In its paper, IPA has proposed a twenty-year strategy which would see a new agency who would be tasked with selling public housing stock as it becomes vacant, investing the proceeds and putting returns from these investments back into capacity purchasing for new housing provision.

Further (separate) government agencies would also be created to deal with social policy, housing provider contracts and holding providers to account whilst a new Ombudsman would ensure that tenant rights are upheld.

Lyon says Australia should not tolerate public housing failure, and that we can move forward not by spending more but by making better use of resources which are already available.

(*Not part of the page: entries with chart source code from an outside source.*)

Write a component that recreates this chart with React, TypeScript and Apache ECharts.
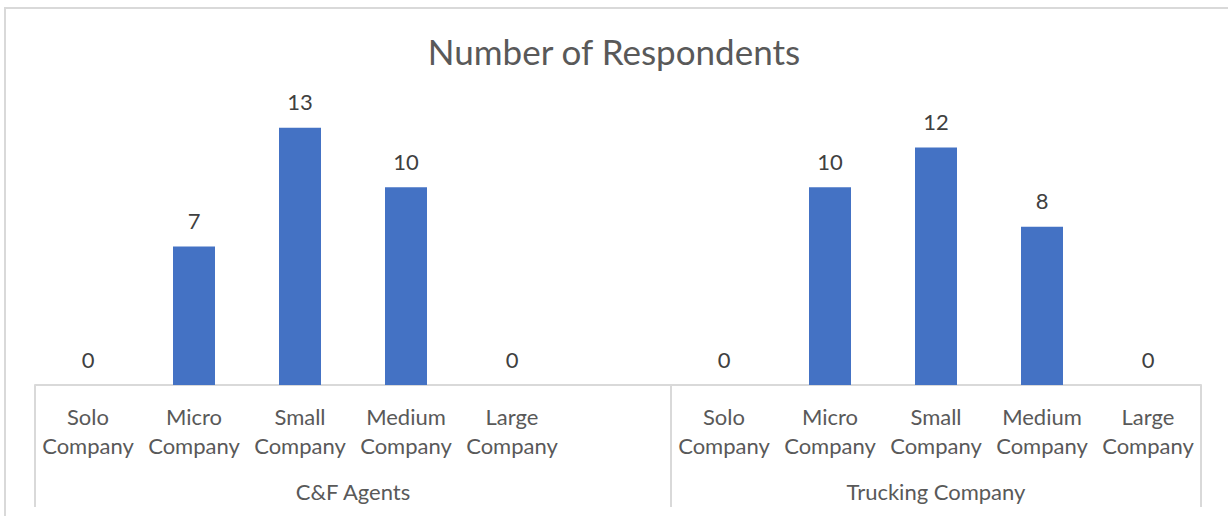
import React, { useEffect, useRef } from "react";
import * as echarts from "echarts";

const titleText = "Number of Respondents";
const companySizes = ["Solo\nCompany", "Micro\nCompany", "Small\nCompany", "Medium\nCompany", "Large\nCompany"];
const groupNames = ["C&F Agents", "Trucking Company"];
const cfAgentsValues = [0, 7, 13, 10, 0];
const truckingValues = [0, 10, 12, 8, 0];
// C&F group has one trailing empty slot in the source sheet
const groupSlotCounts = [6, 5];

const FONT = "Lato, 'Noto Sans', sans-serif";

export default function App() {
  const ref = useRef<HTMLDivElement>(null);
  useEffect(() => {
    document.body.style.margin = "0";
    if (!ref.current) return;
    const chart = echarts.init(ref.current, null, { renderer: "svg" });

    const categories = [...companySizes, "", ...companySizes];
    const values: (number | null)[] = [...cfAgentsValues, null, ...truckingValues];
    const totalSlots = groupSlotCounts.reduce((a, b) => a + b, 0);
    const boundaries: number[] = [0];
    const centers: number[] = [];
    let acc = 0;
    groupSlotCounts.forEach((n) => {
      centers.push(acc + n / 2);
      acc += n;
      boundaries.push(acc);
    });

    chart.setOption({
      animation: false,
      backgroundColor: "#ffffff",
      title: {
        text: titleText,
        left: "center",
        top: 25,
        textStyle: { fontFamily: FONT, fontSize: 35, fontWeight: "normal", color: "#595959", lineHeight: 42 },
      },
      graphic: [
        {
          type: "rect",
          shape: { x: 5, y: 8, width: 1260, height: 540 },
          style: { fill: "none", stroke: "#d9d9d9", lineWidth: 2 },
          silent: true,
        },
      ],
      grid: { left: 35, right: 27, top: 108, bottom: 131 },
      xAxis: [
        {
          type: "category",
          data: categories,
          position: "bottom",
          axisLine: { show: true, lineStyle: { color: "#d9d9d9", width: 2 } },
          axisTick: { show: false },
          axisLabel: {
            interval: 0,
            margin: 17,
            fontFamily: FONT,
            fontSize: 22,
            lineHeight: 29,
            color: "#595959",
          },
        },
        {
          type: "value",
          min: 0,
          max: totalSlots,
          position: "bottom",
          axisLine: { show: false },
          splitLine: { show: false },
          axisTick: {
            show: true,
            customValues: boundaries,
            length: 122,
            lineStyle: { color: "#d9d9d9", width: 2 },
          },
          axisLabel: {
            customValues: centers,
            formatter: (v: number) => {
              const i = centers.indexOf(v);
              return i >= 0 ? groupNames[i] : "";
            },
            margin: 94,
            fontFamily: FONT,
            fontSize: 22,
            lineHeight: 24,
            color: "#595959",
          },
        },
      ],
      yAxis: {
        type: "value",
        min: 0,
        max: 14,
        show: false,
        splitLine: { show: false },
      },
      series: [
        {
          type: "bar",
          xAxisIndex: 0,
          data: values,
          barWidth: 42,
          itemStyle: { color: "#4472c4" },
          label: {
            show: true,
            position: "top",
            distance: 15,
            fontFamily: FONT,
            fontSize: 22,
            color: "#404040",
          },
        },
      ],
    });
    return () => chart.dispose();
  }, []);
  return <div ref={ref} style={{ width: 1228, height: 516 }} />;
}
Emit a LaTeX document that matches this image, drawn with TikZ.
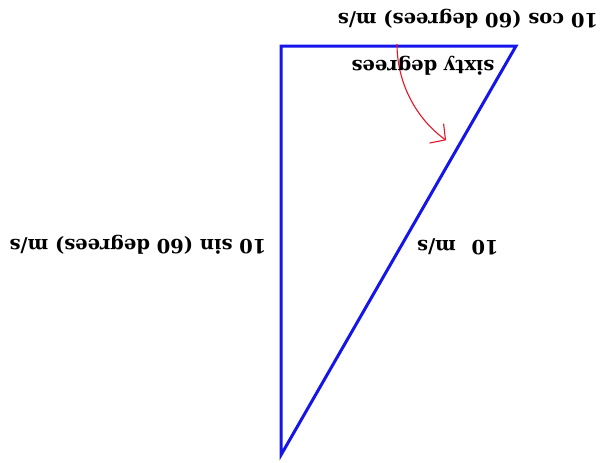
\documentclass[tikz,border=0pt]{standalone}
\usepackage{fontspec}
\setmainfont{DejaVu Serif}
\usetikzlibrary{arrows.meta}
\definecolor{triblue}{RGB}{20,20,235}
\definecolor{arcred}{RGB}{230,20,40}
\begin{document}
\begin{tikzpicture}[x=1pt,y=-1pt,
  lbl/.style={font=\fontsize{19.5}{23}\selectfont\bfseries, rotate=180, inner sep=0pt},
  side/.style={draw=triblue, line width=3pt, line join=miter}]
\useasboundingbox (0,0) rectangle (603,463);
\fill[white] (0,0) rectangle (603,463);
\coordinate (A) at (281,46);
\coordinate (B) at (516,46);
\coordinate (C) at (281,455);
\draw[side] (A) -- (B) -- (C) -- cycle;
\coordinate (S) at (397,44);
\draw[arcred, line width=1.1pt, -{Straight Barb[length=11pt,width=24pt]}] (S) arc[start angle=180, end angle=126, radius=119];
\node[lbl] (cos) at (468,19) {10 cos (60 degrees) m/s};
\node[lbl] (sixty) at (423,66) {sixty degrees};
\node[lbl] (sin) at (138,245) {10 sin (60 degrees) m/s};
\node[lbl] (hyp) at (458,247) {10\hspace{0.8em}m/s};
\end{tikzpicture}
\end{document}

“If you are in the ninth or tenth richest country in the world like Australia, (and) if you’ve got tens of billions of dollars of invested capital that already sits within the public housing system, it’s quite clearly within the ability of current policy makers, current housing markets, charitable and welfare organisations and others to be able to make this system financially sustainable and self-funding just by using what we’ve got better,” he said.

 
  • One of the problems in Australia is that the working poor or older people do not sometimes have friends and relatives. The physical or the mentally ill are often in a worse situation. When you can share accommodation with a person you have a reasonable relationship, a House with $300 rent a week can be cheaper than renting a room in a share house. There are a number of suburbs in Melbourne close to all the services for $300 a week.
    Two brothers I know share a new two room Bungalow, like a small apartment with kitchen, Bath room and a private yard and Verandah. The rent is $200 a week plus electricity. The landlord makes a profit.
    The Government needs to have Planning and Building regulations that are not geared to the upper middle class ideas on how a city is to be planned. In Australia poverty for most people is created in Australia’s Parliaments. It was the case one hundred years ago as it is today. The mania for one group to control everybody is at the root of the problem.